Is diversity important in higher education? And, if so, what programs and measures foster diversity?
For some time now, the idea of affirmative action in higher education has garnered much debate. Comments on the matter have ranged from calling it an effort to establish “racial quotas” to one that “accepts students based solely on their race, not merit.” Debates have been divisive, with misinformation and fear fueling the arguments of those who oppose it.
Affirmative action has been illegal in California since the passing of Proposition 209 in 1996, which prohibited institutions of public employment, public contracting and public education in California from considering race, sex, or ethnicity. But since then, efforts have been made to repeal the ban that prohibits the state from considering any individual or group on the basis of race, sex, or ethnicity in public college and university admissions.
What misinformation and fears surround affirmative action? When some hear the words “affirmative action” or “race-conscious admissions,” they initially assume these measures are synonymous with racial quota systems and discriminatory or preferential treatment. However, the use of racial quotas have been outlawed from the policies of public university admissions since 1978. Rather than giving preferential treatment to individuals based solely on their racial or ethnic identity, affirmative action looks at historically disadvantaged groups and considers their experiences of obstacles and barriers specific to minorities. Race would simply be another factor to consider in admissions, alongside GPA and SAT scores. Students admitted through affirmative action would be qualified and well-deserving.
Why does affirmative action aim for inclusion and equal opportunity? Because historically, legal policies and measures have excluded minorities from institutions. Affirmative action allows underrepresented minorities a chance at a level playing field, something they do not currently have given that the education system was not built for people of color to readily have access to. Prior to applying, students do not all have the same resources geared toward higher education. Thinking about educational equity requires critically looking at the realities of race in our society.
Programs that already exist to ensure diversity include the UC’s Early Academic Outreach Program and the Eligibility in the Local Context Program, which admits the top 9 percent of students in their class from most California high schools. Although these programs have been great in outreaching and retaining students in higher education, they prove to be insufficient, as seen in the dropping enrollment percentages of underrepresented minorities across the UCs. Affirmative action should be considered to ensure increased accessibility to higher education for all students.

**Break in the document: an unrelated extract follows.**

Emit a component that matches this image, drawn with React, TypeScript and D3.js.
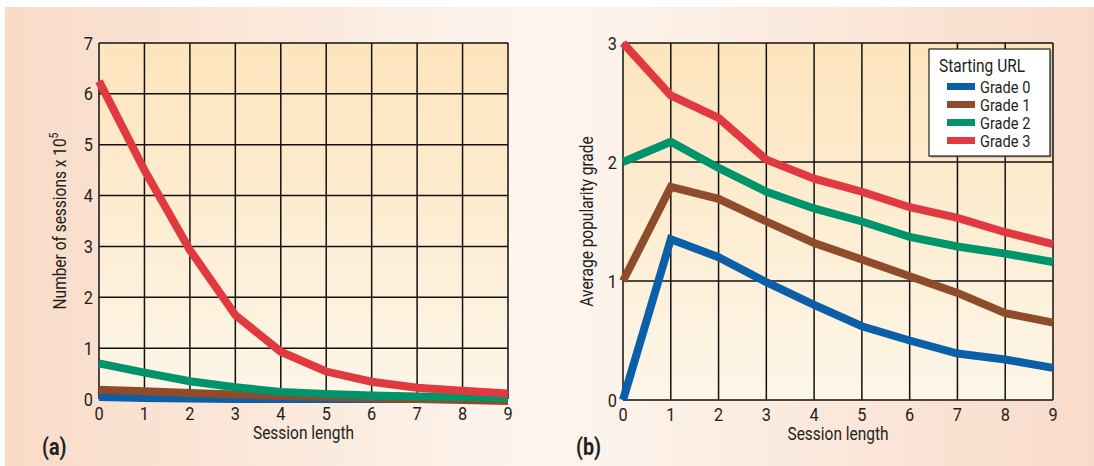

Looking at how minorities have fared in states where affirmative action has been banned reflects the significance this measure has on diversity. Public universities, such as UCLA and UC Berkeley, have tended to enroll less African Americans and Latinos following the ban on affirmative action in 1996. Although the Latino population has grown in California to be the second largest ethnic group, the gap disparity between this number and the Latino population in these UCs has also grown. As of 2011, Latinos make up 49 percent of California’s college-aged residents. However, they make up only 11 percent at UC Berkeley and 17 percent at UCLA. As of 2011, African Americans make up 9 percent of California’s college-aged residents. However, they make up only 2 percent at UC Berkeley and 3 percent at UCLA. The number of Latino and African American students in these UCs fails to reflect California’s demographics. Instead, these gap disparities reflect the impact that the ban of affirmative action has had on the representation of minority communities. The end of race-conscious admissions also corresponds to the decreasing admission rates of Asian Pacific Islanders (API), as seen in the significant decrease of API admissions for UC campuses from 1998 to 2009 (with the exception of UCR). Southeast Asians and Pacific Islanders are underrepresented ethnic groups within the API community with significantly lower rates of higher education attainment and accessibility who would benefit greatly from affirmative action.
There needs to be an encompassing conversation that addresses the importance of having racial diversity within higher education, whether that be from affirmative action or other programs. Students had this conversation on April 15, 2014 at The Importance of Unity: Students Discuss Racial Diversity and Racial Justice, a community dialogue organized by UCR’s ethnic and gender programs. In this space, students voiced the different perspectives they heard about affirmative action, while learning to deconstruct its misconceptions and history. Race isn’t necessarily the problem. It becomes a problem when race is attached to disadvantages and advantages.
There is a continuous need for programs that address the racial inequality that exists in the United States. The idea of the U.S. being a postracial society is a myth that ignores the obstacles and barriers that people of color have to experience on a daily basis. Conversations about race can be difficult. However, speaking openly and candidly about race is the most obvious way to stop discrimination. The efforts of students who persist on having conversations addressing the realities of race embody a movement toward educational equity, racial equality and social justice.
Be critical and be conscious of the realities of race and racism in society and education. Alongside deconstructing its misconceptions, reframing affirmative action into something that is relevant for our generation today is imperative to having principled conversations about the ways that we can achieve equal opportunity of education for everyone.